More than half of the 72,000 immigrants entering the EU illegally in 2012 came via Turkey — most of them into Greece, others to Bulgaria — according to Frontex, the EU border agency. The vast majority of those who crossed into Greece and Bulgaria this year are Syrians fleeing the war at home.

Analysts cautioned that it is unclear how much of an impact Monday’s agreement could ultimately have. The agreement could be useful in returning undocumented economic migrants, but wouldn’t apply to anyone seeking asylum.

National policies on migration across the bloc remain riddled with contradictions and mixed signals. And Turkey’s capacity for policing its own long borders remains low, while Turkish officials said Ankara would retain the right to suspend the agreement if authorities couldn’t cope with the influx.

« Three years is a short time frame to put this agreement into place and make it effective; it’s very ambitious, » said Elizabeth Collett, director at the Brussels-based think tank Migration Policy Institute. « Turkey still has its own humanitarian emergency situation with Syria. More broadly there is an issue of capacity and expertise. »

Calls for action have been growing louder as Greece and the rest of the EU have sunk into economic malaise and Istanbul has become more prominent as a migrant-smuggling hub.
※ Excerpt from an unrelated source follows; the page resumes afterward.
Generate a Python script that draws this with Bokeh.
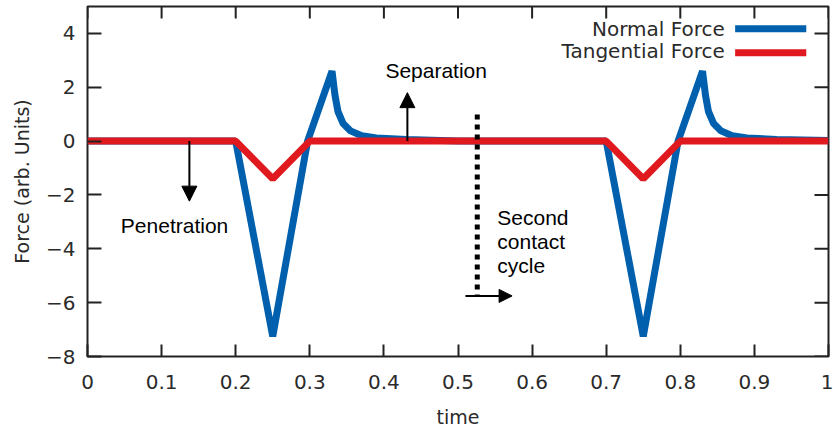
import math
from bokeh.plotting import figure
from bokeh.models import Range1d, FixedTicker, Label, Arrow, NormalHead
from bokeh.embed import file_html
from bokeh.resources import INLINE

# ---- data ----
time_normal = [0.0, 0.2, 0.25, 0.297, 0.33, 0.334, 0.338, 0.345, 0.355, 0.37, 0.39, 0.43, 0.5,
               0.7, 0.75, 0.797, 0.83, 0.834, 0.838, 0.845, 0.855, 0.87, 0.89, 0.93, 1.0]
normal_force = [0.0, 0.0, -7.25, 0.0, 2.6, 1.7, 1.1, 0.65, 0.38, 0.2, 0.12, 0.06, 0.0,
                0.0, -7.25, 0.0, 2.6, 1.7, 1.1, 0.65, 0.38, 0.2, 0.12, 0.06, 0.02]
time_tangential = [0.0, 0.2, 0.25, 0.3, 0.7, 0.75, 0.8, 1.0]
tangential_force = [0.0, 0.0, -1.4, 0.0, 0.0, -1.4, 0.0, 0.0]

series_names = ["Normal Force", "Tangential Force"]
series_colors = ["#0060ad", "#e0191f"]

x_ticks = [0, 0.1, 0.2, 0.3, 0.4, 0.5, 0.6, 0.7, 0.8, 0.9, 1]
x_tick_labels = ["0", "0.1", "0.2", "0.3", "0.4", "0.5", "0.6", "0.7", "0.8", "0.9", "1"]
y_ticks = [-8, -6, -4, -2, 0, 2, 4]

X_MIN, X_MAX, Y_MIN, Y_MAX = 0, 1, -8, 5

TXT = "#2a2a2a"
BORDER = "#222222"
TICK_FONT = "DejaVu Sans"
ANN_FONT = "Liberation Sans"

p = figure(width=833, height=432, x_range=Range1d(X_MIN, X_MAX), y_range=Range1d(Y_MIN, Y_MAX),
           output_backend="svg", toolbar_location=None,
           min_border_left=87, min_border_right=5, min_border_top=6, min_border_bottom=76,
           x_axis_label="time", y_axis_label="Force (arb. Units)")
p.grid.visible = False
p.background_fill_color = "white"
p.border_fill_color = "white"
p.outline_line_color = BORDER
p.outline_line_width = 2
p.outline_line_alpha = 1.0

p.xaxis.ticker = FixedTicker(ticks=x_ticks)
p.xaxis.major_label_overrides = {t: s for t, s in zip(x_ticks, x_tick_labels)}
p.yaxis.ticker = FixedTicker(ticks=y_ticks)

for ax in p.xaxis + p.yaxis:
    ax.axis_line_color = None
    ax.minor_tick_line_color = None
    ax.major_tick_out = 0
    ax.major_tick_line_color = BORDER
    ax.major_tick_line_width = 2
    ax.major_label_text_font = TICK_FONT
    ax.major_label_text_font_size = "20px"
    ax.major_label_text_color = TXT
    ax.axis_label_text_font = TICK_FONT
    ax.axis_label_text_font_size = "19px"
    ax.axis_label_text_font_style = "normal"
    ax.axis_label_text_color = TXT

p.xaxis.major_tick_in = 12
p.yaxis.major_tick_in = 14
p.xaxis.major_label_standoff = 18
p.xaxis.axis_label_standoff = 14
p.yaxis.major_label_standoff = 12
p.yaxis.axis_label_standoff = 10

# mirrored ticks on the right and top border (gnuplot-style box); outer half clipped by the frame
p.scatter([X_MAX] * len(y_ticks), y_ticks, marker="dash", size=28,
          line_color=BORDER, line_width=2)
p.scatter(x_ticks, [Y_MAX] * len(x_ticks), marker="dash", size=24, angle=math.pi / 2,
          line_color=BORDER, line_width=2)

# series
p.line(time_normal, normal_force, line_width=7, line_color=series_colors[0], line_join="bevel")
p.line(time_tangential, tangential_force, line_width=7, line_color=series_colors[1], line_join="bevel")

# legend drawn gnuplot-style (text then sample)
legend_y_text = [4.18, 3.33]
legend_y_line = [4.17, 3.28]
for name, col, yt, yl in zip(series_names, series_colors, legend_y_text, legend_y_line):
    p.add_layout(Label(x=0.860, y=yt, text=name, text_align="right", text_baseline="alphabetic",
                       text_font=TICK_FONT, text_font_size="20px", text_color=TXT))
    p.add_layout(Arrow(end=None, start=None, x_start=0.874, y_start=yl, x_end=0.970, y_end=yl,
                       line_color=col, line_width=7, line_cap="butt"))

# annotations
def ann(x, y, text):
    p.add_layout(Label(x=x, y=y, text=text, text_align="left", text_baseline="alphabetic",
                       text_font=ANN_FONT, text_font_size="21px", text_color="black"))

ann(0.402, 2.64, "Separation")
ann(0.045, -3.14, "Penetration")
ann(0.553, -2.83, "Second")
ann(0.553, -3.72, "contact")
ann(0.553, -4.61, "cycle")

p.add_layout(Arrow(end=NormalHead(size=15, fill_color="black", line_color="black", line_width=1),
                   x_start=0.1375, y_start=0.0, x_end=0.1375, y_end=-2.23,
                   line_color="black", line_width=2))
p.add_layout(Arrow(end=NormalHead(size=15, fill_color="black", line_color="black", line_width=1),
                   x_start=0.4317, y_start=0.0, x_end=0.4317, y_end=1.80,
                   line_color="black", line_width=2))
p.add_layout(Arrow(end=None, start=None, x_start=0.526, y_start=0.99, x_end=0.526, y_end=-5.75,
                   line_color="black", line_width=5, line_dash="5 5", line_cap="butt"))
p.add_layout(Arrow(end=NormalHead(size=13, fill_color="black", line_color="black", line_width=1),
                   x_start=0.510, y_start=-5.75, x_end=0.573, y_end=-5.75,
                   line_color="black", line_width=2))

open("out.html", "w").write(file_html(p, INLINE))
In late 2012 Greece erected a 6-mile wall along its northern border with Turkey, stopping many from entering but also pushing the flow of migrants to seek to cross the Aegean Sea — a much-more dangerous journey.

Turkish analysts said any progress toward visa-free travel to Europe for Turkish citizens would be seen as an « important and concrete step » toward boosting bilateral ties.

« For Turkey, it has a high political and symbolic value, as there is a perception that the EU doesn’t want us, » said Cengiz Aktar, director of the EU department in Istanbul’s Bahcesehir University.

Yet relations between Ankara and Brussels remain prickly; Many Turkish officials consider Brussels insincere in its offer of EU membership, while European officials privately voice serious doubts about Mr. Erdogan’s desire to push through EU-inspired political changes.

Last week, EU officials voiced concerns about press freedom in Turkey. Over the summer some European policy makers sharply criticized Mr. Erdogan’s response to antigovernment protests.

Mr. Erdogan has in recent years chafed at the EU’s demands for changes as Turkey’s economy boomed and its regional clout grew in tandem with a reorientation of foreign policy toward the Arab world.